Given information -
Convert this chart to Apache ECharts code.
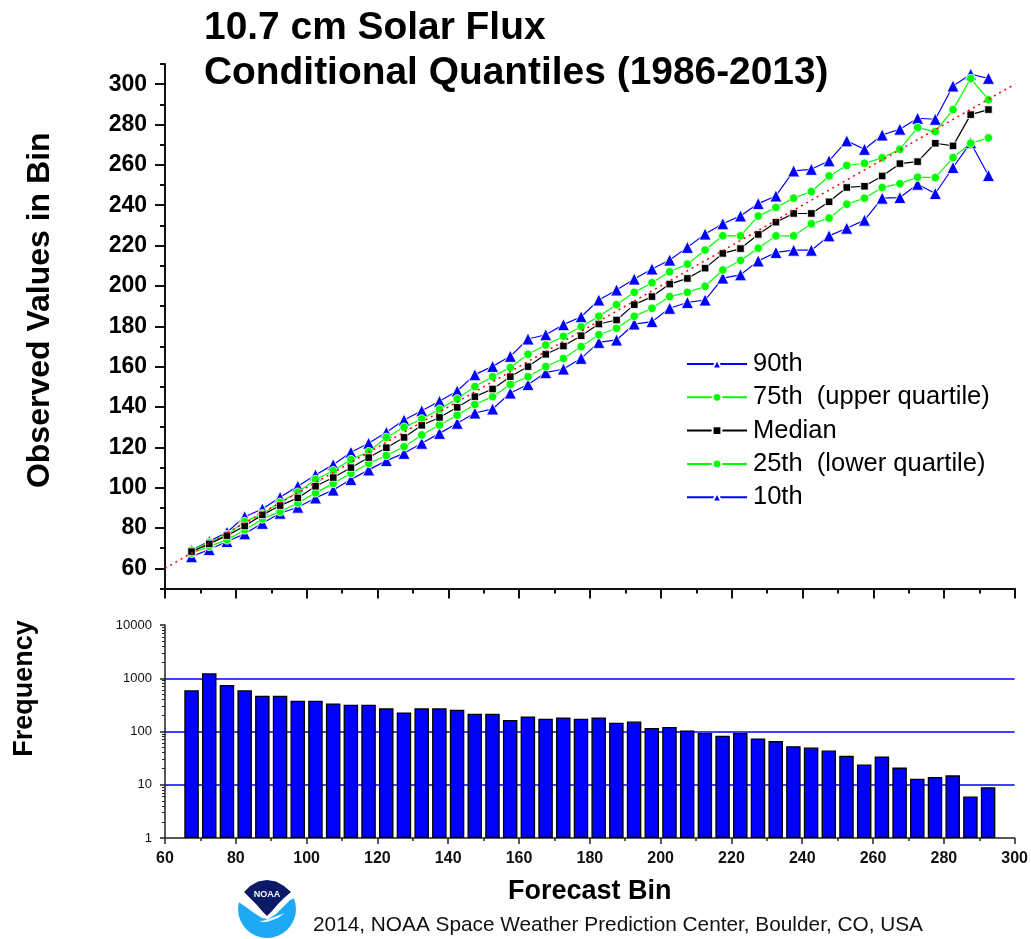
<!DOCTYPE html>
<html>
<head>
<meta charset="utf-8">
<title>10.7 cm Solar Flux</title>
<style>
  html, body { margin: 0; padding: 0; background: #fff; }
  #chart { width: 1031px; height: 939px; }
</style>
<script src="https://cdn.jsdelivr.net/npm/echarts@6/dist/echarts.min.js"></script>
</head>
<body>
<div id="chart"></div>
<script>
var bins = [67.5, 72.5, 77.5, 82.5, 87.5, 92.5, 97.5, 102.5, 107.5, 112.5, 117.5, 122.5, 127.5, 132.5, 137.5, 142.5,
  147.5, 152.5, 157.5, 162.5, 167.5, 172.5, 177.5, 182.5, 187.5, 192.5, 197.5, 202.5, 207.5, 212.5, 217.5, 222.5,
  227.5, 232.5, 237.5, 242.5, 247.5, 252.5, 257.5, 262.5, 267.5, 272.5, 277.5, 282.5, 287.5, 292.5];

var p90 = [69.1, 73.4, 77.9, 85.6, 89.4, 95.2, 100.7, 106.3, 111.4, 117.5, 122, 127.4, 133.5, 138.1, 142.8, 147.9,
  156, 160.1, 165.1, 173.7, 175.8, 180.8, 184.7, 193, 198, 203.4, 208.4, 212.8, 219.1, 225.7, 230.8, 234.7,
  240.8, 244.6, 257, 257.8, 262, 271.9, 267.7, 274.8, 277.7, 283.1, 282.6, 299.1, 304.9, 302.9];
var p75 = [69, 72.9, 76.7, 83.2, 87, 92.7, 97.7, 104, 108.4, 113.9, 117.8, 124.9, 129.9, 134, 138.9, 144,
  150.1, 155, 159.6, 166.1, 170.7, 175, 179.8, 184.9, 190.7, 196.8, 201.6, 207, 210.8, 217.8, 224.9, 224.8,
  234.6, 238.9, 243.5, 246.8, 254.5, 259.7, 260.8, 263.5, 267.7, 278.5, 276.5, 287.4, 302.8, 292.3];
var median = [68.3, 72.1, 76.2, 81, 86.5, 91.1, 94.9, 100.7, 105, 109.9, 114.9, 119.8, 124.9, 130.9, 134.8, 139.8,
  145.1, 148.9, 155, 160, 166.1, 170.2, 175.3, 181.1, 183.1, 190.7, 194.7, 200.9, 203.7, 208.8, 216.1, 218.5,
  225.5, 231.6, 235.9, 235.9, 241.7, 248.8, 249.4, 254.5, 260.6, 261.6, 270.7, 269.4, 284.9, 287.4];
var p25 = [67.5, 70.9, 74.1, 79, 84.5, 88.1, 92.4, 97.4, 102.1, 107.1, 112, 115.9, 120.3, 126.1, 131, 135.9,
  141.2, 145.1, 151.1, 155, 160, 164, 169.9, 175.8, 179, 184.9, 188.9, 194.7, 196.8, 199.8, 207.9, 212.6,
  218.7, 224.8, 224.8, 230.8, 233.6, 240.5, 243.5, 248.8, 250.7, 253.9, 253.7, 263.6, 270.7, 273.4];
var p10 = [65.8, 69.3, 73.3, 77.1, 82.3, 87.3, 90.3, 94.9, 98.8, 104, 108.8, 113.4, 117, 122, 126.9, 131.9,
  137, 139, 146.9, 151.1, 157, 158.8, 164.1, 172, 173.2, 181.1, 182.3, 188.9, 191.8, 193, 203.9, 205.5,
  212.4, 216.6, 217.7, 217.7, 224.8, 228.6, 232.6, 243.5, 243.8, 250.4, 245.8, 258.7, 271, 254.7];
var frequency = [594, 1242, 748, 594, 471, 471, 379, 379, 337, 318, 318, 272, 228, 272, 272, 256,
  215, 215, 164, 192, 173, 184, 173, 184, 146, 154, 116, 122, 104, 94, 83, 94,
  74, 66, 53, 50, 44, 35, 24, 34, 21, 13, 14, 15, 6, 9];
var perfect = [[60, 60], [300, 300]];

var obsTicks = [60, 80, 100, 120, 140, 160, 180, 200, 220, 240, 260, 280, 300];
var obsMinorTicks = [50, 70, 90, 110, 130, 150, 170, 190, 210, 230, 250, 270, 290, 310];
var freqTicks = [1, 10, 100, 1000, 10000];
var freqMinorTicks = [2, 3, 4, 5, 6, 7, 8, 9, 20, 30, 40, 50, 60, 70, 80, 90, 200, 300, 400, 500, 600, 700, 800, 900,
  2000, 3000, 4000, 5000, 6000, 7000, 8000, 9000];

var FONT = '"Liberation Sans", Arial, sans-serif';

function pairs(values) {
  return values.map(function (v, i) { return [bins[i], v]; });
}

function quantileSeries(name, values, color, symbol, size, z) {
  return {
    name: name,
    type: 'line',
    xAxisIndex: 0,
    yAxisIndex: 0,
    z: z,
    data: pairs(values),
    symbol: symbol,
    symbolSize: size,
    showSymbol: true,
    lineStyle: { color: color, width: 1.2 },
    itemStyle: { color: color, borderColor: '#fff', borderWidth: 0.8 }
  };
}

var option = {
  animation: false,
  backgroundColor: '#fff',
  title: [
    {
      text: '10.7 cm Solar Flux\nConditional Quantiles (1986-2013)',
      left: 199,
      top: 1,
      textStyle: { fontFamily: FONT, fontSize: 38.9, fontWeight: 'bold', color: '#000', lineHeight: 45 }
    },
    {
      text: '2014, NOAA Space Weather Prediction Center, Boulder, CO, USA',
      left: 308,
      top: 910,
      textStyle: { fontFamily: FONT, fontSize: 20.8, fontWeight: 'normal', color: '#111' }
    }
  ],
  legend: {
    data: ['90th', '75th  (upper quartile)', 'Median', '25th  (lower quartile)', '10th'],
    orient: 'vertical',
    left: 686,
    top: 351,
    padding: 0,
    itemWidth: 60,
    itemHeight: 11,
    itemGap: 7.3,
    textStyle: { fontFamily: FONT, fontSize: 25.5, color: '#000', padding: [0, 0, 0, 1] }
  },
  grid: [
    { left: 165, top: 64, width: 850, height: 524.5 },
    { left: 165, top: 625, width: 850, height: 213 }
  ],
  xAxis: [
    {
      gridIndex: 0, type: 'value', min: 60, max: 300, interval: 20,
      axisLine: { lineStyle: { color: '#111', width: 2 } },
      axisTick: { show: true, length: 10, lineStyle: { color: '#111', width: 2 } },
      minorTick: { show: true, splitNumber: 2, length: 5, lineStyle: { color: '#111', width: 2 } },
      axisLabel: { show: false },
      splitLine: { show: false }
    },
    {
      gridIndex: 1, type: 'value', min: 60, max: 300, interval: 20,
      name: 'Forecast Bin',
      nameLocation: 'middle',
      nameGap: 40,
      nameTextStyle: { fontFamily: FONT, fontSize: 27, fontWeight: 'bold', color: '#000' },
      axisLine: { lineStyle: { color: '#222', width: 1.5 } },
      axisTick: { show: true, length: 6, lineStyle: { color: '#222', width: 1.5 } },
      minorTick: { show: true, splitNumber: 2, length: 3, lineStyle: { color: '#222', width: 1.5 } },
      axisLabel: { fontFamily: FONT, fontSize: 16, fontWeight: 'bold', color: '#111', margin: 13, hideOverlap: false },
      splitLine: { show: false }
    }
  ],
  yAxis: [
    {
      gridIndex: 0, type: 'value', min: 50, max: 310,
      name: 'Observed Values in Bin',
      nameLocation: 'middle',
      nameGap: 109,
      nameRotate: 90,
      nameTextStyle: { fontFamily: FONT, fontSize: 32, fontWeight: 'bold', color: '#000', padding: [0, 0, 0, 32] },
      axisLine: { show: true, lineStyle: { color: '#111', width: 2 } },
      axisTick: { show: true, length: 10, customValues: obsTicks, lineStyle: { color: '#111', width: 2 } },
      axisLabel: { customValues: obsTicks, fontFamily: FONT, fontSize: 23, fontWeight: 'bold', color: '#000', margin: 18 },
      splitLine: { show: false }
    },
    {
      gridIndex: 0, type: 'value', min: 50, max: 310, position: 'left',
      axisLine: { show: false },
      axisTick: { show: true, length: 5, customValues: obsMinorTicks, lineStyle: { color: '#111', width: 2 } },
      axisLabel: { show: false },
      splitLine: { show: false }
    },
    {
      gridIndex: 1, type: 'log', logBase: 10, min: 1, max: 10000,
      name: 'Frequency',
      nameLocation: 'middle',
      nameGap: 127,
      nameRotate: 90,
      nameTextStyle: { fontFamily: FONT, fontSize: 27, fontWeight: 'bold', color: '#000', padding: [0, 0, 0, 86] },
      axisLine: { show: true, lineStyle: { color: '#222', width: 1.5 } },
      axisTick: { show: true, length: 5, customValues: freqTicks, lineStyle: { color: '#222', width: 1.5 } },
      axisLabel: {
        customValues: freqTicks,
        formatter: function (v) { return String(v); },
        fontFamily: FONT, fontSize: 13, fontWeight: 'normal', color: '#111', margin: 13
      },
      splitLine: { show: true, showMinLine: false, showMaxLine: false, lineStyle: { color: '#0000ff', width: 1.5 } }
    },
    {
      gridIndex: 1, type: 'log', logBase: 10, min: 1, max: 10000, position: 'left',
      axisLine: { show: false },
      axisTick: { show: true, length: 3, customValues: freqMinorTicks, lineStyle: { color: '#222', width: 1 } },
      axisLabel: { show: false },
      splitLine: { show: false }
    }
  ],
  series: [
    quantileSeries('90th', p90, '#0000ff', 'triangle', 12, 2),
    quantileSeries('10th', p10, '#0000ff', 'triangle', 12, 2),
    quantileSeries('75th  (upper quartile)', p75, '#00ff00', 'circle', 8.5, 3),
    quantileSeries('25th  (lower quartile)', p25, '#00ff00', 'circle', 8.5, 3),
    quantileSeries('Median', median, '#000000', 'rect', 7.5, 4),
    {
      name: 'perfect',
      type: 'line',
      xAxisIndex: 0,
      yAxisIndex: 0,
      data: perfect,
      symbol: 'none',
      z: 5,
      lineStyle: { color: '#ff0000', width: 1.5, type: [2, 4] }
    },
    {
      name: 'Frequency',
      type: 'bar',
      xAxisIndex: 1,
      yAxisIndex: 2,
      data: pairs(frequency),
      barWidth: 14.5,
      itemStyle: { color: '#0000ff', borderColor: '#000', borderWidth: 1.3 }
    }
  ],
  graphic: [
    {
      // NOAA logo
      type: 'group',
      x: 238,
      y: 880,
      silent: true,
      children: [
        { type: 'circle', shape: { cx: 29, cy: 29, r: 29 }, style: { fill: '#1ea9f4' } },
        { type: 'polygon', shape: { points: [[-1, -1], [59, -1], [59, 17], [52, 20], [46, 26], [38, 34], [30, 39], [24, 38], [16, 33], [8, 27], [-1, 21]] }, style: { fill: '#fff' } },
        { type: 'polygon', shape: { points: [[6, 12], [12, 6], [20, 1.5], [29, 0], [38, 1.5], [46, 6], [53, 12], [46, 18], [40, 24], [34, 31], [29, 36], [24, 31], [18, 24], [12, 18]] }, style: { fill: '#0a1a66' } },
        { type: 'polygon', shape: { points: [[21, 42], [36, 37], [47, 33], [40, 38], [29, 42]] }, style: { fill: '#e6f6ff' } },
        { type: 'text', style: { text: 'NOAA', x: 29, y: 15, align: 'center', verticalAlign: 'middle', font: 'bold 9px "Liberation Sans"', fill: '#fff' } }
      ]
    }
  ]
};

var myChart = echarts.init(document.getElementById('chart'));
myChart.setOption(option);
</script>
</body>
</html>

The task - Every line from the start of the listing above through the line with "282.5, 287.5, 292.5];" should be repeated exactly; skip the pictures and add nothing else.

Completed exercise -
Convert this chart to Apache ECharts code.
<!DOCTYPE html>
<html>
<head>
<meta charset="utf-8">
<title>10.7 cm Solar Flux</title>
<style>
  html, body { margin: 0; padding: 0; background: #fff; }
  #chart { width: 1031px; height: 939px; }
</style>
<script src="https://cdn.jsdelivr.net/npm/echarts@6/dist/echarts.min.js"></script>
</head>
<body>
<div id="chart"></div>
<script>
var bins = [67.5, 72.5, 77.5, 82.5, 87.5, 92.5, 97.5, 102.5, 107.5, 112.5, 117.5, 122.5, 127.5, 132.5, 137.5, 142.5,
  147.5, 152.5, 157.5, 162.5, 167.5, 172.5, 177.5, 182.5, 187.5, 192.5, 197.5, 202.5, 207.5, 212.5, 217.5, 222.5,
  227.5, 232.5, 237.5, 242.5, 247.5, 252.5, 257.5, 262.5, 267.5, 272.5, 277.5, 282.5, 287.5, 292.5];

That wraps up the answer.